The SMMT new car registration data confirms that the new car market has experienced an exceptional level of activity over the past few weeks with figures up by 23.1% over the same period last year. It would be fabulous to think that this surge in registrations was due to a significant change in consumer demand driven by confidence in the economy or outstanding demand for cost-effective new cars. Unfortunately, this is not the case although this unseasonal boost has brought the year to date market performance to a 4.2% deficit over the volume of cars registered by this point in 2017.
The reality is that August registrations have been boosted by the introduction of the new WLTP regulations that came into place at the beginning of September which effectively meant that large volumes of cars that could only meet the outgoing NEDC legislation needed to be registered before the August 31st cut off. This has resulted in some unprecedented new car deals being offered in an attempt to sell stock to retail consumers. However, it has also meant that there has been a significant increase in pre-registration activity.
As a result, the detail of the market changes could be seen as largely irrelevant as it is so distorted. Looking at diesel car registration data demonstrates the level of potential inaccuracy with a decline in volume of 7.7% over August 2017. Compare this to the year to date drop in diesel registrations of 28.7% and it is clear that something is not right, although the market share for the month at 29.7% is 10% lower than in 2017 which is more in line with the 11.1% decline measured year to date in 2018.

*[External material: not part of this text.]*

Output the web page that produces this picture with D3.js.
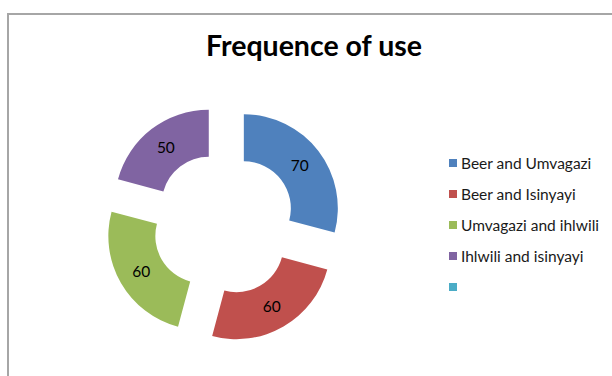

Petrol powered registrations for the month have improved by 39.1% which is notable to say the least but not as large as the 88.7% increase in registrations for Alternative Fuel vehicles. With figures that appear to be so inflated, the need for detailed new car market analysis has never been greater. It will be fascinating to see what happens to registrations during the usually key month of September although indications are that new car supply has been disrupted and focus may well be on moving the quantity of pre-registered vehicles now sitting in the used car market. The remainder of the year is likely to be hard to forecast and will bring challenges to some new car franchises.
With such a difficult trading period in the new car market unfolding day by day, and set to be the case for the remainder of 2018, many businesses will be looking to the used car market to bring stability and more importantly profit to their bottom line. Reviewing the Cazana data collated daily over the past month shows that the used car market has slowed slightly although this should come as no surprise given that August is a key holiday month for much of the British population and with such favourable weather conditions traffic at the dealerships and more importantly online has been slower than many would have liked.